I've heard quite a few people say the Stage Customs sound almost the same as the Recording Customs.
The difference is in the hardware and finish details and so on, rather than in the sound.
I've had a lot of stage customs, but never had recording customs, so can't say from experience, but the stage customs sound fine to me.

I do have newer maple Tour Customs and a Maple Absolute set, and the difference in sound is negligible - almost identical.
That one I can say from experience.
 

Spreggy

Silver Member
I compared them and most others in their price range (Pearl, Ludwig, etc) and Yamaha was the clear winner. Better everything: hdwr, mounts, workmanship, finish. I have the 20" bass and it's really loud, louder that the 22" I replaced.
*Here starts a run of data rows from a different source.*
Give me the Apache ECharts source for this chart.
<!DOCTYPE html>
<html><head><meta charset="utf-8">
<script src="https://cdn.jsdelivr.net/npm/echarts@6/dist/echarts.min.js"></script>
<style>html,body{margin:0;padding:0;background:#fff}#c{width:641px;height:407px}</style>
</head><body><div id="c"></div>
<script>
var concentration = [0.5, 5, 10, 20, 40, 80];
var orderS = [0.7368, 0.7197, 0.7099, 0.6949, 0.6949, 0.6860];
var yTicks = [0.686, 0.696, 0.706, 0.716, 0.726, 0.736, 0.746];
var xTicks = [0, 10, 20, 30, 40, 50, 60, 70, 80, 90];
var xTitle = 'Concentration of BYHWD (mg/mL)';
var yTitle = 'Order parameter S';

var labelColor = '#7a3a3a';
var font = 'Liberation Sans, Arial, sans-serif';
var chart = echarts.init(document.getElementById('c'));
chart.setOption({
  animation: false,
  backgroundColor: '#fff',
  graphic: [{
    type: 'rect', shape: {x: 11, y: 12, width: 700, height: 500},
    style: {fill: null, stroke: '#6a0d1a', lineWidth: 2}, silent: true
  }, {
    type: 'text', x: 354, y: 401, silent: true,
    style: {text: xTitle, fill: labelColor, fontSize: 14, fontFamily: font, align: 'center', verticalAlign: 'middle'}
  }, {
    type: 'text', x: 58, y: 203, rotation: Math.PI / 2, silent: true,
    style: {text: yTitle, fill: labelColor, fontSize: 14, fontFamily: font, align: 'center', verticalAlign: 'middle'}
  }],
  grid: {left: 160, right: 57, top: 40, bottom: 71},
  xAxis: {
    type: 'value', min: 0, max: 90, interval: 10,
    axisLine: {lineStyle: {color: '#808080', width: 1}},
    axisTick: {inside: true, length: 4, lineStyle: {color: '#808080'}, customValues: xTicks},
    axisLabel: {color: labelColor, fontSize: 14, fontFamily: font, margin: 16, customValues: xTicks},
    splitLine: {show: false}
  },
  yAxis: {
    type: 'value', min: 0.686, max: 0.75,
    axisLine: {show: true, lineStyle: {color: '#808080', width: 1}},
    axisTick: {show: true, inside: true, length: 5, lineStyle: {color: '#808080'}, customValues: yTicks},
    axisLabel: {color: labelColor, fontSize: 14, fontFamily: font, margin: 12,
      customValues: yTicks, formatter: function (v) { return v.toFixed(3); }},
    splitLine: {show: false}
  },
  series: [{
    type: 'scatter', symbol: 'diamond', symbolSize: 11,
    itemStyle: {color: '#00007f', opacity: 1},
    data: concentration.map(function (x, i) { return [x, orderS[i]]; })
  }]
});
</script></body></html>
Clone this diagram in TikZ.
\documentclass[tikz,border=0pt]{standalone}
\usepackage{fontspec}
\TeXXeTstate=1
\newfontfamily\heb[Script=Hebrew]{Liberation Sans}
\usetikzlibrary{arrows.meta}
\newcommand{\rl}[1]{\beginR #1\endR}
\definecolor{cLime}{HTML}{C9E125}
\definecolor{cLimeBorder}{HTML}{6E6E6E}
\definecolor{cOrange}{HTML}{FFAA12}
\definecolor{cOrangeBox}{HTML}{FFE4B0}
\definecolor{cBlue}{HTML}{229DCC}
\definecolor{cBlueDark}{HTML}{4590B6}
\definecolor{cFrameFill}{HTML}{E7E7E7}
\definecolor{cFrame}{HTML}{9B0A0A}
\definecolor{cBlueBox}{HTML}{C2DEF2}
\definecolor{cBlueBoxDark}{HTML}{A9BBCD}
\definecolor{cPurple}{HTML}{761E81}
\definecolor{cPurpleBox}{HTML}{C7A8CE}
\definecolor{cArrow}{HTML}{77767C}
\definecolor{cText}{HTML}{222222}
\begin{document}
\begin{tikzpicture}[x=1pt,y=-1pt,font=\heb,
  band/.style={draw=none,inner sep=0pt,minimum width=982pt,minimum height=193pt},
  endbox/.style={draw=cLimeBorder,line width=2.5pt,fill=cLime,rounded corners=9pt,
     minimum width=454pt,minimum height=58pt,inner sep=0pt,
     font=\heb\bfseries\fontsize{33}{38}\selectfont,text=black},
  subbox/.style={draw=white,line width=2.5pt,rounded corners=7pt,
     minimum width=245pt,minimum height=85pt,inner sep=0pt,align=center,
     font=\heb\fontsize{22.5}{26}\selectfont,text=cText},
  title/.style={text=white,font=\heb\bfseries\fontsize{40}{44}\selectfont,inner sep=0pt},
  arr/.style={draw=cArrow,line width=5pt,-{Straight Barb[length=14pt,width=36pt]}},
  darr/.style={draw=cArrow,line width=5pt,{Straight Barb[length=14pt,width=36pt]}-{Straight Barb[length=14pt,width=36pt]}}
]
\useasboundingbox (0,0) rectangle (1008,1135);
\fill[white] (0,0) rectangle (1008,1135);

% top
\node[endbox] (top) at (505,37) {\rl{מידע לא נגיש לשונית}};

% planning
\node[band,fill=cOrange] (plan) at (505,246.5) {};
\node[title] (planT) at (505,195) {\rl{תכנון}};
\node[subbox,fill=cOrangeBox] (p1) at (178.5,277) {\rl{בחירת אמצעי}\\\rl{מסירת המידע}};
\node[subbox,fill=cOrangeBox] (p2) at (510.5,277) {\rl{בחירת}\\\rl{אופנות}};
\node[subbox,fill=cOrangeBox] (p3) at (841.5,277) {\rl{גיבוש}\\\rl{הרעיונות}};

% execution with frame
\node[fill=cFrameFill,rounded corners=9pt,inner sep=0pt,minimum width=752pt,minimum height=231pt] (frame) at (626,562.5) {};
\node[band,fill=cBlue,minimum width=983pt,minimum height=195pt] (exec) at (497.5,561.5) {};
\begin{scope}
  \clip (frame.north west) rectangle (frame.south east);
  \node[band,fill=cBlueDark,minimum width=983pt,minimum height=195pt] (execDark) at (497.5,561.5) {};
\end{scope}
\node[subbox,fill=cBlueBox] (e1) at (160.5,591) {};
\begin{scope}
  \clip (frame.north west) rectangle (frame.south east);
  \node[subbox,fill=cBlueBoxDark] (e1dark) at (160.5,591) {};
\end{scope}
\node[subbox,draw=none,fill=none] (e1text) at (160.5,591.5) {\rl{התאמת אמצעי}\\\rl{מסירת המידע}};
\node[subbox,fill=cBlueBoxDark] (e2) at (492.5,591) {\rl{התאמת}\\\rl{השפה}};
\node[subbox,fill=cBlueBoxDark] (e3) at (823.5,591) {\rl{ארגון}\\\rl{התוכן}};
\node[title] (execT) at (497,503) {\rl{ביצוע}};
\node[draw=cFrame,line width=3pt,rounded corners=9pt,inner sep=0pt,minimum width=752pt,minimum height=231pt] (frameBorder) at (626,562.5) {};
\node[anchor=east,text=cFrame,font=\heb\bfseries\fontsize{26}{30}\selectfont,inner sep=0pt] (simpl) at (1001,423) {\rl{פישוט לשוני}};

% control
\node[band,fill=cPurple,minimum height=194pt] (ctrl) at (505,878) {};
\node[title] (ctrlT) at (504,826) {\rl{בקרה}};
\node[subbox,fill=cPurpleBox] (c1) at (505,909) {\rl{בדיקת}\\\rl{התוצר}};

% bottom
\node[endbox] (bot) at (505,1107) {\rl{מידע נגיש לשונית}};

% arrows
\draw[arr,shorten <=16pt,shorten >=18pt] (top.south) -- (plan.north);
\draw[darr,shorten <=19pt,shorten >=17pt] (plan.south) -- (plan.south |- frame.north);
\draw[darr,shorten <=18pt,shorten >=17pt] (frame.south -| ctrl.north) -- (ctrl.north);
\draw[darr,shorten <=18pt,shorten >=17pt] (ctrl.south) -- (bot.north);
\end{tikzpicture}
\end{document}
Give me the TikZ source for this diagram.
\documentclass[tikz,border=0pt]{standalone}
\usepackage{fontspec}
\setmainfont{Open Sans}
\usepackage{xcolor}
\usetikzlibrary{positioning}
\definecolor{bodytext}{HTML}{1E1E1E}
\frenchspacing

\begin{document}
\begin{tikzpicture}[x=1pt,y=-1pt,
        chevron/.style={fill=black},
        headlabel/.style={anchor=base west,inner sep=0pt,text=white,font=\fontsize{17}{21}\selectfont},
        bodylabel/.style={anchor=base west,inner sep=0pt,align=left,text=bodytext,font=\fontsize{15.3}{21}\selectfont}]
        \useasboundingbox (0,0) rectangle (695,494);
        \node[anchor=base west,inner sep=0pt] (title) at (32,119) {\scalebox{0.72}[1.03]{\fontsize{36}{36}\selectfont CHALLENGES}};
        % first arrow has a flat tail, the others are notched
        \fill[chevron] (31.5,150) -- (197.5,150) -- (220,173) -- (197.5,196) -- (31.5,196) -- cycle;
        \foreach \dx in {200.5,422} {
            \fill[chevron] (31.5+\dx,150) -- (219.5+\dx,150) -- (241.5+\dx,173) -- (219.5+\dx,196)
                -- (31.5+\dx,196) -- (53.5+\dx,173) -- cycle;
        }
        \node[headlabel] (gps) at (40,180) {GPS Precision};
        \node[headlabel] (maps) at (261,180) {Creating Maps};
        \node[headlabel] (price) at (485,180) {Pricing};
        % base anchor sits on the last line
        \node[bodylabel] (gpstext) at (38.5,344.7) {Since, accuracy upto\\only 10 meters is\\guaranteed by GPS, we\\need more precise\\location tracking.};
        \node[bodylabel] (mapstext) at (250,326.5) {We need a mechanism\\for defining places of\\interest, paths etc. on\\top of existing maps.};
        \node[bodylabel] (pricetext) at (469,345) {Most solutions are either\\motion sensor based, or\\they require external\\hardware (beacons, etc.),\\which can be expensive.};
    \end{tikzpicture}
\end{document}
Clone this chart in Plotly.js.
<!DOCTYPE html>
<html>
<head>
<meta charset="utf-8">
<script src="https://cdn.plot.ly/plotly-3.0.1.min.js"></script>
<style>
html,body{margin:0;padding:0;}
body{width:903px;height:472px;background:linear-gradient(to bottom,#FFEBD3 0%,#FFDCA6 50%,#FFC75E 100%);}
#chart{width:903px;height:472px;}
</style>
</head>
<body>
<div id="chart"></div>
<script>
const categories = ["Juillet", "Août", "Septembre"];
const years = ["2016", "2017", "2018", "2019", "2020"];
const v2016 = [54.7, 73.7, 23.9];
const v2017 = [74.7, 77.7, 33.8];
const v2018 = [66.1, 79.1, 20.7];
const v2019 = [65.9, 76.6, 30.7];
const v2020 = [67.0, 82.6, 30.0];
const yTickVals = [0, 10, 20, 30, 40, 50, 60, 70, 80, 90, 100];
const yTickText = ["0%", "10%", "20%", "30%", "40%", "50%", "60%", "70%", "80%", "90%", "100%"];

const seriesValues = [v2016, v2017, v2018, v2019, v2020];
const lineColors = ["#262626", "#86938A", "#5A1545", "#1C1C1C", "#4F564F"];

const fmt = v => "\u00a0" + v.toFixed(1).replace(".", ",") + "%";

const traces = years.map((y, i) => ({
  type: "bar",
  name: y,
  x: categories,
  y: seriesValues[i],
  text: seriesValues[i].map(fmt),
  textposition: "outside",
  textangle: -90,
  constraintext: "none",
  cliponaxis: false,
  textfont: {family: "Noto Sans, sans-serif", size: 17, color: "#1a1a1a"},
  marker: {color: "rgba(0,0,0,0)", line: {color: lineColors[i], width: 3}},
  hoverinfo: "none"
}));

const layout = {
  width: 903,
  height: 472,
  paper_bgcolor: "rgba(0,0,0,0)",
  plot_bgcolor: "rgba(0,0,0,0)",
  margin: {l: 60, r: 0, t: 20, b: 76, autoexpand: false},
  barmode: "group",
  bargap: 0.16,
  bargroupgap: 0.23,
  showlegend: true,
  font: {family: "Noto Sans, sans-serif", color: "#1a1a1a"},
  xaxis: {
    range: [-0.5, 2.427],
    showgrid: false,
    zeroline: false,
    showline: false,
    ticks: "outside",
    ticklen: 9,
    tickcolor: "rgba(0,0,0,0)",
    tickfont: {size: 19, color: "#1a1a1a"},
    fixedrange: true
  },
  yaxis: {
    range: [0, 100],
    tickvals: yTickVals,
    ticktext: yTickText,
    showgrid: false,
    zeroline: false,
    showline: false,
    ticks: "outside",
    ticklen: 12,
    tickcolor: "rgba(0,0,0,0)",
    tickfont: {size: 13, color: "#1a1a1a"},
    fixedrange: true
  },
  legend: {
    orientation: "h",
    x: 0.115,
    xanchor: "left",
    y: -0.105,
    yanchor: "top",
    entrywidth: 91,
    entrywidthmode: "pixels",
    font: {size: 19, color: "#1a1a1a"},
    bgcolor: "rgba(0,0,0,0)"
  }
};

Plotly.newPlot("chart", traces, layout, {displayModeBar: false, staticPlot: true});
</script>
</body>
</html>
No idea why, sucker just rips.
 

wildbill

Platinum Member
In the broadest of generalizations, birch is brighter and sharper, and maple is warmer.
The stage customs have 45 degree edges and the catalinas have 30.
The edges contribute a lot to the difference. 45's are quick responding with a lot of attack.

I had a hard time adjusting to the brightness of the stage customs, but I did get used to it after a while.
Overall I prefer maple though.
 

koifishay

Member
In the broadest of generalizations, birch is brighter and sharper, and maple is warmer.
The stage customs have 45 degree edges and the catalinas have 30.
The edges contribute a lot to the difference. 45's are quick responding with a lot of attack.

I had a hard time adjusting to the brightness of the stage customs, but I did get used to it after a while.
Overall I prefer maple though.

so if i’m looking for a sorta dry (but not dead) punchy sound..
which would you recommend ?
 

harryconway

Platinum Member
so if i’m looking for a sorta dry (but not dead) punchy sound..
which would you recommend ?
Punch would be more a product of what heads you put on the drums. Personally, I tend to gravitate to maple. It's inherently warmer .... gives off a more classic "vintage" sound. The Gretsch serves that up, not only with the maple shells, but also the 30 degree bearing edge.

That's not to say I haven't owned my fair share of birch kits. 3 Yamaha Recording Customs and 1 Yamaha 9000 (pre-RC) series kit. Birch shells hit the US like a ton of bricks, in the late 70's. The Japanese all did birch really, really well. So I generally consider birch a more "modern" drum sound.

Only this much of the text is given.